Normal operations may use a 10% duty cycle, while active operations may use 30%. Totaling weekly demand per incubator can determine the correct net gas supply needed for one week’s operation of the cell culture installation. For gases like nitrogen and carbon dioxide, whose initial source is high pressure cylinders, there are alternative supply sources that become more attractive as the volume of gas required increases. Therefore, it is essential to determine the overall demand for carbon dioxide and nitrogen gas required for a facility’s cell culture incubators.

For smaller operations using high-pressure cylinders, the 212 Series regulator maintains constant outlet pressure to the incubator, while two-stage regulation allows for higher flow without freezing. A 529 Series protocol station provides an easy way to wall-mount or incorporate multiple cylinders of the same gas. For continuous supply or higher duty cycles, a special 526 CD Series pressure differential switchover with an integral heated line regulator or a 527 Series switchover may be used. Another high-pressure option is a 522 Series enclosed switchover. CONCOA switchover systems are designed to interface with CONCOA remote alarms to provide audible and visual warnings of cylinder depletion for continuous system operation.

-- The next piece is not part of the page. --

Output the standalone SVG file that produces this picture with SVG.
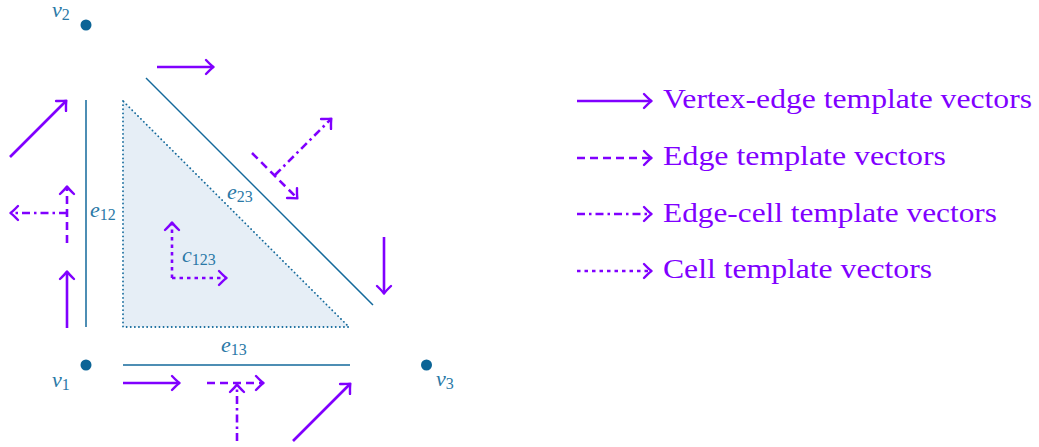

For active operations with a continuous duty cycle, a 526 Series LC pressure differential switchover supports cryogenic liquid cylinder primary sources with high pressure reserves. However, for these operations CONCOA strongly recommends a 538 Series IntelliSwitch II for fully automatic switchover delivered safely and efficiently from primary and secondary liquid carbon dioxide and nitrogen sources, which can greatly reduce or eliminate venting and residual gas return. Finally, the CONCOA 55 Series point-of-use panel, with 400 Series regulators, such as the 484 or 486 Series, provides final line pressure control and individual line isolation of those gases used in incubator systems.

As with any bulk or sizable liquid cylinder installation, a 580 Series oxygen deficiency monitor should be installed in storage and use areas, and any pipeline-relief valves should be piped to an appropriate exterior vent line as per building safety code requirements. The relief valves on cryogenic liquid cylinders cannot be piped away and are exempt from this requirement. For this reason, it is critical that a gas delivery system is sized properly.